|When "The Poseidon Adventure" opened in December 1972, Irwin Allen immediately began looking for a follow up vehicle. He set his sights on a soon-to-be-released novel called "The Tower" by Richard Martin Stern. It concerned an outbreak of fire at the worlds tallest building during its opening night festivities. He was outbid on the rights by Warner Brothers, and soon he bought up the rights to a near identical novel called "The Glass Inferno" by Thomas Scortia and Frank Robinson. Realizing that releasing two movies that are basically the same story, the studios did what was then an unprecedented move, they teamed up to create one movie: "The Towering Inferno". $11 million dollars was budgeted with both studios sharing the expenses and box office returns. Irwin Allen gathered most of his production team from "Poseidon" back in to help him create his vision. John Guillerman would direct the dramatic sections of the film, with Allen directing the Action Unit. He rounded up an impressive cast including Paul Newman as the architect of "The Glass Tower", Steve McQueen as the San Francisco fire chief, William Holden as the owner of the building, Faye Dunaway as Newmans girlfriend, Fred Astaire was brought out of semi-retirement to play a con man, Jennifer Jones as the woman he romances, Richard Chamberlain as the slimy sub-contractor married to Holdens daughter, played by Susan Blakely, O.J. Simpson, as the head of security(hold the jokes) and Robert Wagner as the head of P.R.

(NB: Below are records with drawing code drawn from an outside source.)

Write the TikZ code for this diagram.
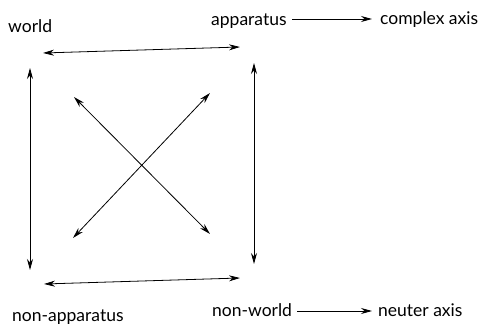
\documentclass[tikz,border=0pt]{standalone}
\usepackage{fontspec}
\setmainfont{Lato}
\usetikzlibrary{arrows.meta}
\begin{document}
\begin{tikzpicture}[x=1pt,y=-1pt,
  lbl/.style={anchor=base west,inner sep=0pt,font=\fontsize{17.5}{20}\selectfont},
  dbl/.style={line width=0.8pt,{Stealth[length=11pt,width=6pt]}-{Stealth[length=11pt,width=6pt]}},
  sgl/.style={line width=0.8pt,-{Stealth[length=11pt,width=6pt]}}]
\useasboundingbox (0,0) rectangle (485,328);
\node[lbl] (world) at (8,33) {world};
\node[lbl] (app) at (211,26) {apparatus};
\node[lbl] (cax) at (380,25) {complex axis};
\node[lbl] (napp) at (12,322) {non-apparatus};
\node[lbl] (nw) at (212,317) {non-world};
\node[lbl] (nax) at (378,317) {neuter axis};
\coordinate (ta) at (292,19); \coordinate (tb) at (372,19);
\coordinate (ba) at (297,311); \coordinate (bb) at (372,311);
\draw[sgl] (ta) -- (tb);
\draw[sgl] (ba) -- (bb);
\coordinate (h1a) at (43,53); \coordinate (h1b) at (240,47);
\coordinate (h2a) at (44,284); \coordinate (h2b) at (240,278);
\coordinate (v1a) at (30,68); \coordinate (v1b) at (30,270);
\coordinate (v2a) at (254,63); \coordinate (v2b) at (254,264);
\coordinate (d1a) at (74,97); \coordinate (d1b) at (210,234);
\coordinate (d2a) at (210,93); \coordinate (d2b) at (73,238);
\draw[dbl] (h1a) -- (h1b);
\draw[dbl] (h2a) -- (h2b);
\draw[dbl] (v1a) -- (v1b);
\draw[dbl] (v2a) -- (v2b);
\draw[dbl] (d1a) -- (d1b);
\draw[dbl] (d2a) -- (d2b);
\end{tikzpicture}
\end{document}
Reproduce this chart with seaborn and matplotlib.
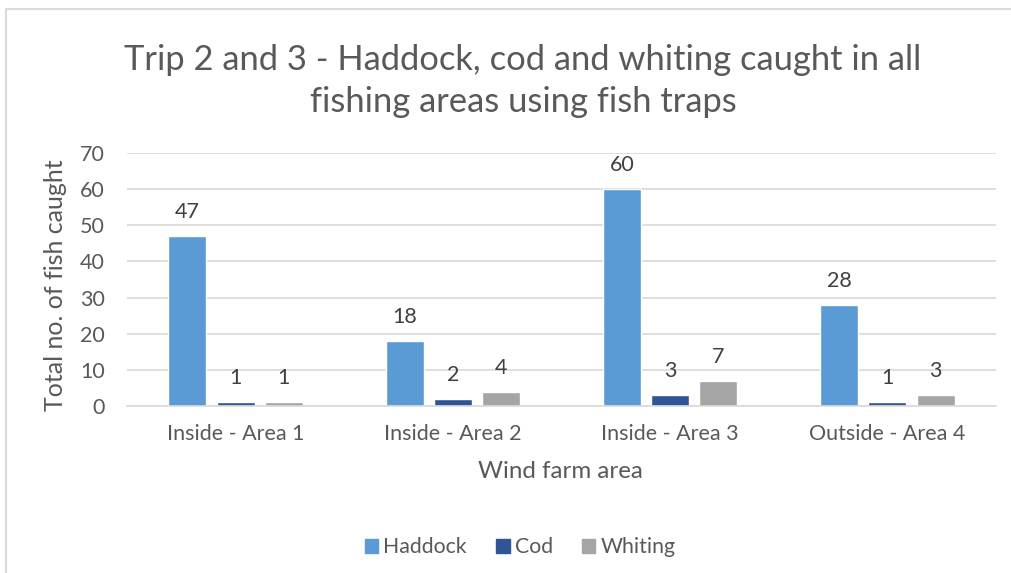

Shooting started in May of 1974. 57 sets were built (of which only 2 were left standing at the end of shooting) There was sparks on stage and off as several of the stars had moments of temper. McQueen and Newman, to the studios horror, insisted on doing all their own stunts, with several injuries resulting. With shooting locations in San Francisco and studio work in Burbank and numerous model shots, the movie completed shooting on September 11th, 1974. The movie premièred on December 16th to mixed reviews but was a huge hit with the public, grossing 200 million on its first release. It got harsh words from builders who said that the movie wasn't accurate in its portrayal of safety in modern buildings.
The movie was nominated for 8 Academy Awards. It won 3, for Best Cinematography, Best Editing and Best Song, "We May Never Love Like This Again" by the same songwriting team that won an Oscar for The Poseidon Adventure's love song: "The Morning After"
The Television version re-inserts 45 minutes of footage.